Code that draws figures:
————
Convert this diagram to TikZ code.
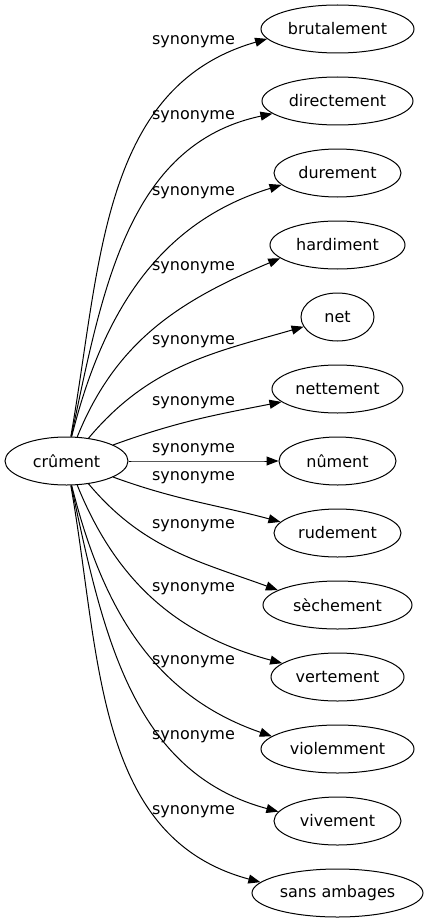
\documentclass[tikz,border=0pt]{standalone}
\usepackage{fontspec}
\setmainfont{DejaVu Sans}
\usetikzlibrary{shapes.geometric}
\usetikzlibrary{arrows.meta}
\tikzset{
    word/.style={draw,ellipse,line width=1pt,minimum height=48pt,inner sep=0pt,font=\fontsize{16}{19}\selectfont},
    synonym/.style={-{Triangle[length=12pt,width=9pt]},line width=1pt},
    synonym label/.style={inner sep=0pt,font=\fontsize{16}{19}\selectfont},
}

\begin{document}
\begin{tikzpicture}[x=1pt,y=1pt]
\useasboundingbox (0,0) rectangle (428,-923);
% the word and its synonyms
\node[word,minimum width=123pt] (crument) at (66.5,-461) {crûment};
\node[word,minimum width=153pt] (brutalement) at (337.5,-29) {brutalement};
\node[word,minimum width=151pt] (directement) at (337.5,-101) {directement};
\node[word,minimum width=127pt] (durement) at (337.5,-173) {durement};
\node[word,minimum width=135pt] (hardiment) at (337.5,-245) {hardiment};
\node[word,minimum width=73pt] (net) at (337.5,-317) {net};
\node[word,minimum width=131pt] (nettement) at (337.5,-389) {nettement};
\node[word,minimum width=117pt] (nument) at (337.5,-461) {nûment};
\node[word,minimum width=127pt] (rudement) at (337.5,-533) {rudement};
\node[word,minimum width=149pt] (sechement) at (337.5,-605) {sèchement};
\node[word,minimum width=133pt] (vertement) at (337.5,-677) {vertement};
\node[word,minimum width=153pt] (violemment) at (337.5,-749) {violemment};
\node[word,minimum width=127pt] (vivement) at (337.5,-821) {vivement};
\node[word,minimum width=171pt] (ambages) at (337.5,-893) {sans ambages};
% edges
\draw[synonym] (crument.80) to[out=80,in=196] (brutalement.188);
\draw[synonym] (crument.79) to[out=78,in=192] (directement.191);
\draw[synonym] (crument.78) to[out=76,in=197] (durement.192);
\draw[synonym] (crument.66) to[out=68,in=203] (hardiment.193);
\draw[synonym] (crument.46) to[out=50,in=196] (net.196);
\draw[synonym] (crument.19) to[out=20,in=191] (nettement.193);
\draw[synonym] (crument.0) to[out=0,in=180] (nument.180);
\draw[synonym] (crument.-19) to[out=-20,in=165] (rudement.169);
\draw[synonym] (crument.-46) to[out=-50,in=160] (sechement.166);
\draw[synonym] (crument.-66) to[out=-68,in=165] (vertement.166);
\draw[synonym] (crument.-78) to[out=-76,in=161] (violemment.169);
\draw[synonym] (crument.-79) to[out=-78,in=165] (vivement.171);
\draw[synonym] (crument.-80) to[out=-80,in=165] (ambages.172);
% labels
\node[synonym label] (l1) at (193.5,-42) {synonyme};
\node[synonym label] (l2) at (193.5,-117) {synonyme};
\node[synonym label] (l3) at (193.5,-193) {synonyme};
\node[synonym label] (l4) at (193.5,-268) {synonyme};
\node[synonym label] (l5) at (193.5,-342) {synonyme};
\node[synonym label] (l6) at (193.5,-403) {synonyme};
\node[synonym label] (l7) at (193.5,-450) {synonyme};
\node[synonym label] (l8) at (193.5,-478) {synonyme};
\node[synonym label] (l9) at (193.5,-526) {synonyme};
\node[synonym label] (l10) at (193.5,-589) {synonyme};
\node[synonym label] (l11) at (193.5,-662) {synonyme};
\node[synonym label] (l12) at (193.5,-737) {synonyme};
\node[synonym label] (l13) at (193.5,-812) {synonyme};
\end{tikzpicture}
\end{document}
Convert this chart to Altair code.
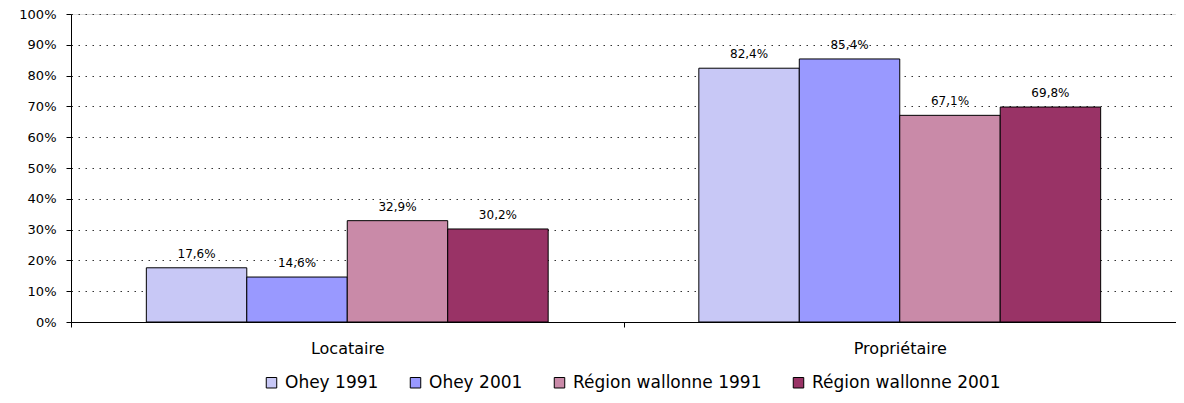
————
Stated task:
Copy each line above where the string "Convert" occurs.

Problem solution:
Convert this diagram to TikZ code.
Convert this chart to Altair code.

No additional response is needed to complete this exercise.